Thursday, July 8, 2010

Deep Cover

What a crazy story!:

“Act naturally,” the Russians tell their espionage trainees before dispatching them to America.

Boy, did she.

Anna Chapman cut a wide swath in New York even before her arrest on charges of spying for Mother Russia, judging by the sultry shots and videos suddenly popping up everywhere, starting with her own Facebook page.

Now, thanks to her penchant for seductive poses, she’s an international star. You’d hardly know her real pose, according to U.S. officials, was deadly serious: seducing government officials and businessmen into providing state secrets.
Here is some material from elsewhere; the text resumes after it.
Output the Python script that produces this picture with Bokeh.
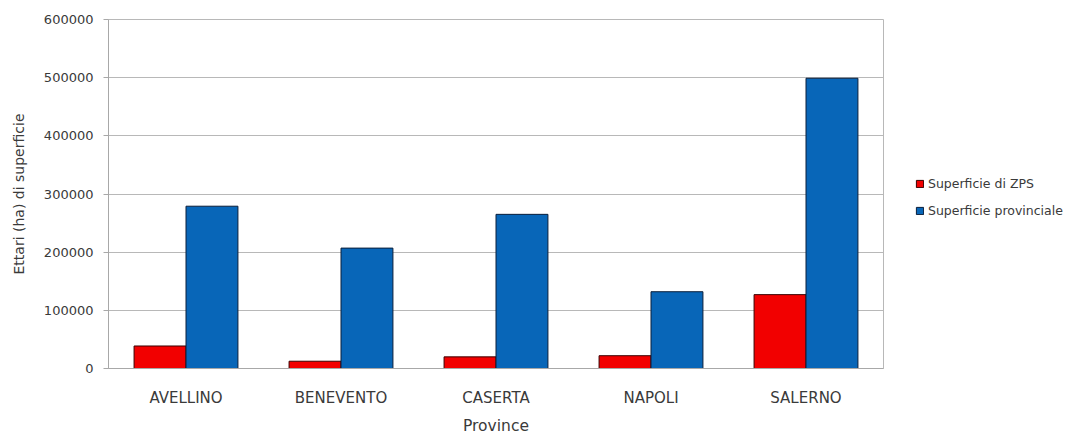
from bokeh.plotting import figure
from bokeh.layouts import row
from bokeh.models import (FactorRange, Range1d, SingleIntervalTicker, NumeralTickFormatter,
                          Legend, LegendItem, ColumnDataSource)
from bokeh.transform import dodge
from bokeh.embed import file_html
from bokeh.resources import INLINE

provinces = ["AVELLINO", "BENEVENTO", "CASERTA", "NAPOLI", "SALERNO"]
superficie_zps = [38700, 12500, 20000, 22000, 127000]
superficie_provinciale = [279000, 207000, 265000, 132000, 499000]
series_names = ["Superficie di ZPS", "Superficie provinciale"]
y_ticks_interval = 100000

FONT = "DejaVu Sans"
TXT = "#3a3a3a"
RED = "#f20000"
BLUE = "#0866b8"

src = ColumnDataSource(dict(prov=provinces, zps=superficie_zps, tot=superficie_provinciale))

p = figure(width=884, height=437, output_backend="svg", toolbar_location=None,
           x_range=FactorRange(factors=provinces), y_range=Range1d(0, 600000),
           min_border_left=108, min_border_right=1, min_border_top=19, min_border_bottom=61)

r1 = p.vbar(x=dodge("prov", -0.1675, range=p.x_range), top="zps", width=0.335, source=src,
            fill_color=RED, line_color="#3a0000", line_width=1)
r2 = p.vbar(x=dodge("prov", 0.1675, range=p.x_range), top="tot", width=0.335, source=src,
            fill_color=BLUE, line_color="#0a1e3a", line_width=1)

p.background_fill_color = "white"
p.border_fill_color = "white"
p.outline_line_color = "#b8b8b8"

p.xgrid.grid_line_color = None
p.ygrid.grid_line_color = "#b8b8b8"

p.yaxis.ticker = SingleIntervalTicker(interval=y_ticks_interval)
p.yaxis.formatter = NumeralTickFormatter(format="0")
p.yaxis.minor_tick_line_color = None
p.yaxis.major_tick_in = 0
p.yaxis.major_tick_out = 5
p.yaxis.major_tick_line_color = "#a8a8a8"
p.yaxis.axis_line_color = "#a8a8a8"
p.yaxis.major_label_standoff = 10
p.yaxis.major_label_text_font = FONT
p.yaxis.major_label_text_font_size = "13px"
p.yaxis.major_label_text_color = TXT
p.yaxis.axis_label = "Ettari (ha) di superficie"
p.yaxis.axis_label_text_font = FONT
p.yaxis.axis_label_text_font_size = "14px"
p.yaxis.axis_label_text_font_style = "normal"
p.yaxis.axis_label_text_color = TXT
p.yaxis.axis_label_standoff = 14

p.xaxis.major_tick_line_color = None
p.xaxis.minor_tick_line_color = None
p.xaxis.axis_line_color = "#a8a8a8"
p.xaxis.major_label_standoff = 14
p.xaxis.major_label_text_font = FONT
p.xaxis.major_label_text_font_size = "15px"
p.xaxis.major_label_text_color = TXT
p.xaxis.axis_label = "Province"
p.xaxis.axis_label_text_font = FONT
p.xaxis.axis_label_text_font_size = "15.5px"
p.xaxis.axis_label_text_font_style = "normal"
p.xaxis.axis_label_text_color = TXT
p.xaxis.axis_label_standoff = 7

# legend panel on the right
p2 = figure(width=184, height=437, output_backend="svg", toolbar_location=None,
            x_range=Range1d(0, 1), y_range=Range1d(0, 1),
            x_axis_location=None, y_axis_location=None,
            min_border_left=0, min_border_right=0, min_border_top=0, min_border_bottom=0)
p2.outline_line_color = None
p2.grid.visible = False
p2.border_fill_color = "white"
e = ColumnDataSource(dict(x=[5], top=[5]))
l1 = p2.vbar(x="x", top="top", width=0.1, source=e, fill_color=RED, line_color="#3a0000")
l2 = p2.vbar(x="x", top="top", width=0.1, source=e, fill_color=BLUE, line_color="#0a1e3a")

legend = Legend(items=[LegendItem(label=series_names[0], renderers=[l1]),
                       LegendItem(label=series_names[1], renderers=[l2])],
                location=(31, 148), orientation="vertical",
                border_line_color=None, background_fill_alpha=0,
                padding=0, margin=0, spacing=7, label_height=20,
                glyph_width=9, glyph_height=9, label_standoff=4,
                label_text_font=FONT, label_text_font_size="12.5px", label_text_color=TXT)
p2.add_layout(legend, "center")

open("out.html", "w").write(file_html(row(p, p2), INLINE))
That would be treason for an American, punishable by death. Chapman, a Russian, faces only five years in prison for her espionage-related charges.

Even the lurid New York Post, though, caught the whiff of danger in Chapman's gambit.

“Spy ring’s ‘femme fatale’” the tabloid's front page screamed. “Red hot beauty snared in Russian ‘espionage’ shock.”

“The Soho Spy,” ABC News called her. “Stunning Anna Chapman Accused in Russia Spy Ring.”

Stunning indeed. The San Francisco Chronicle's Web site ran a headline a carny barker would approve of: “Check Out Alleged Russian Spy Anna Chapman's Facebook Glamor Shots.”

Of course, she was already on You Tube. A dozen videos appeared seemingly out of nowhere, some of them short and shaky jobs apparently shot by anonymous “friends.”

But in another, professional video, whose origin is still unclear, Chapman gives an interview in Russian to an unidentified journalist. In it, she talks about how much easier it is to make business connections in New York than Moscow.

“It’s very easy here,” she says.

Her profile on LinkedIn, the social and business networking site, was less lurid but no less seductive.

She lists herself as the chief executive officer of PropertyFinder Ltd., a Manhattan real estate firm.

“Love launching innovative high-tech start-ups and building passionate teams to bring value into market!” she writes, under a professional-looking photo only slightly less lurid than the New York Post’s.

As the Chronicle urged, people were no doubt checking out Chapman's photos in droves -- the clicks for the New York Post’s alone were mounting hourly by the hundreds.